Misschien schuilt het antwoord in een boeiend stuk dat Maarten van Ginderachter ooit schreef over ‘het zelfbeeld van de Waalse beweging’, in een aflevering van Ons erfdeel uit juni 2003. Zijn these luidde dat de gastvrijheid en openheid voor andere culturen, als ‘kernelementen van het Waalse zelfbeeld’, in feite ‘nauw verbonden zijn met de “ontvolking” van Wallonië.’ Met name de Belgische angst van de wallinganten ‘dat de numerieke overmacht van de Vlamingen hen tot een eeuwige minderheidspositie zou veroordelen en dat de Vlamingen door de macht van het getal steeds hun wil zouden kunnen opleggen’, verklaart volgens hem waarom gastvrijheid en andere civiele concepten konden doorbreken in de Waalse beweging – voornamelijk in de jaren zestig, toen ‘de Waalse minoriseringsangst het grootst was’. Wellicht is die verklaring ontoereikend, want mensen hebben ook hun eigen standpunten, maar als pragmatische reden verklaart het misschien wel waarom ‘het leven in de migratie’ niet speelde in het Musée de la Vie wallonne. Het werd evident, want noodzakelijk opgenomen in de territoriaal bepaalde Waalse identiteit. Het is een onderdeel geworden van zijn ideologische musealisering.

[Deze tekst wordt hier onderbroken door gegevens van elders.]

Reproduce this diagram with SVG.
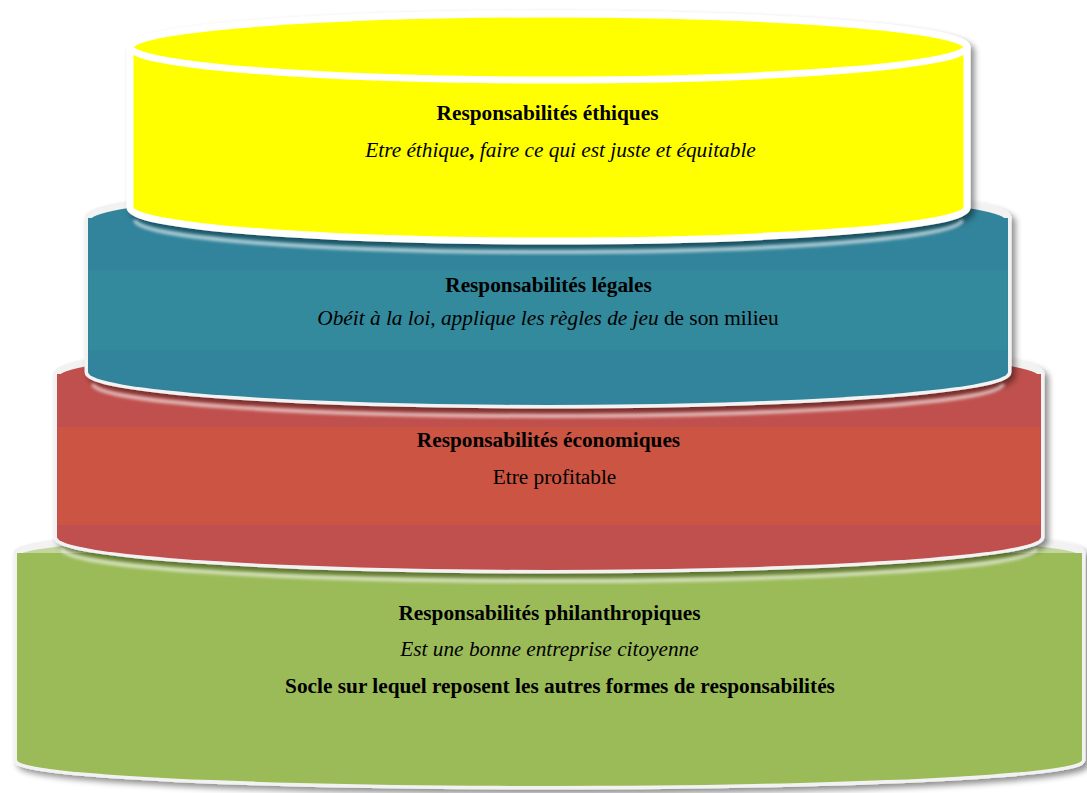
<svg xmlns="http://www.w3.org/2000/svg" width="1087" height="793" viewBox="0 0 1087 793">
<defs>
<filter id="sh" x="-5%" y="-10%" width="110%" height="125%">
<feGaussianBlur in="SourceAlpha" stdDeviation="3"/>
<feOffset dx="4" dy="4" result="b"/>
<feComponentTransfer><feFuncA type="linear" slope="0.45"/></feComponentTransfer>
<feMerge><feMergeNode/><feMergeNode in="SourceGraphic"/></feMerge>
</filter>
<filter id="blur"><feGaussianBlur stdDeviation="1.5"/></filter>
</defs>
<style>
.edge{stroke:#F2F2F2;stroke-width:7;stroke-linejoin:round}
.t{font-family:"Liberation Serif","Times New Roman",serif;font-size:21.3px;fill:#000;text-anchor:middle}
.b{font-weight:bold}
.i{font-style:italic}
.refl{fill:none;stroke:#ffffff;stroke-width:4;opacity:0.6;filter:url(#blur)}
</style>
<rect width="1087" height="793" fill="#ffffff"/>

<g id="philanthropiques">
<g filter="url(#sh)">
<path class="edge" d="M17,553 L17,760 A532.5,26 0 0 0 1082,760 L1082,553 Z" fill="#9BBB59"/>
<ellipse class="edge" cx="549.5" cy="553" rx="532.5" ry="26" fill="#C3D69B"/>
</g>
<path d="M17,553 L17,760 A532.5,26 0 0 0 1082,760 L1082,553 Z" fill="#9BBB59"/>
<text class="t b" x="549.5" y="620">Responsabilités philanthropiques</text>
<text class="t i" x="549.5" y="656">Est une bonne entreprise citoyenne</text>
<text class="t b" x="560" y="693">Socle sur lequel reposent les autres formes de responsabilités</text>
</g>

<g id="economiques">
<g filter="url(#sh)">
<path class="edge" d="M57,374 L57,537 A492,33 0 0 0 1041,537 L1041,374 Z" fill="#C0504D"/>
<ellipse class="edge" cx="549" cy="374" rx="492" ry="33" fill="#C0504D"/>
</g>
<path d="M57,374 L57,537 A492,33 0 0 0 1041,537 L1041,374 Z" fill="#C0504D"/>
<rect x="58" y="427" width="982" height="98" fill="#CB5442"/>
<path class="refl" d="M62,549 A487,32 0 0 0 1036,549"/>
<text class="t b" x="548.5" y="447">Responsabilités économiques</text>
<text class="t" x="554.5" y="484">Etre profitable</text>
</g>

<g id="legales">
<g filter="url(#sh)">
<path class="edge" d="M88,218 L88,372 A460,33 0 0 0 1008,372 L1008,218 Z" fill="#31849B"/>
<ellipse class="edge" cx="548" cy="218" rx="460" ry="33" fill="#31849B"/>
</g>
<path d="M88,218 L88,372 A460,33 0 0 0 1008,372 L1008,218 Z" fill="#31849B"/>
<rect x="89" y="270" width="918" height="80" fill="#338A9C"/>
<path class="refl" d="M93,384 A455,32 0 0 0 1003,384"/>
<text class="t b" x="548.5" y="292">Responsabilités légales</text>
<text class="t" x="548" y="325"><tspan class="i">Obéit à la loi, applique les règles de jeu</tspan> de son milieu</text>
</g>

<g id="ethiques">
<g filter="url(#sh)">
<path d="M130,47 L130,208 A418.5,33 0 0 0 967,208 L967,47 Z" fill="#FFFF00" stroke="#ffffff" stroke-width="7" stroke-linejoin="round"/>
<ellipse cx="548.5" cy="47" rx="418.5" ry="33" fill="#FFFF00" stroke="#ffffff" stroke-width="7"/>
</g>
<path class="refl" d="M135,220 A413,32 0 0 0 962,220"/>
<text class="t b" x="547.5" y="120">Responsabilités éthiques</text>
<text class="t i" x="560.5" y="157">Etre éthique<tspan style="font-style:normal;font-weight:bold">,</tspan> faire ce qui est juste et équitable</text>
</g>
</svg>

De afdeling over de Waalse beweging is dan ook het pièce de résistance van het hele museum, de echte reden waarom het een bezoek waard is

En kijk, dat levert ineens toch een spiegeleffect op. Het raakt aan het museum dat in Vlaanderen in ideologisch opzicht wellicht het meest in de buurt komt van het Musée de la Vie wallonne: het Centrum Ronde van Vlaanderen in Oudenaarde. In aanloop naar de jongste Ronde merkte Roger De Vlaeminck schamper op dat Tom Boonen geen flandrien kon zijn: wie draagt er nu een zonnebril op de fiets? Het is een vaak gehoorde klacht. Er zijn geen echte flandriens meer, meneer. Uit noodzaak werd de Waal Philippe Gilbert dan maar tot flandrien gebombardeerd, een coureur zonder ‘pretten’ die nog kan afzien. En na zijn overwinning noemde de sportdienst Fabian Cancellara prompt ‘een Zwitserse flandrien’. Zou die gastvrijheid een manier zijn om een museale Vlaamse identiteit te vrijwaren?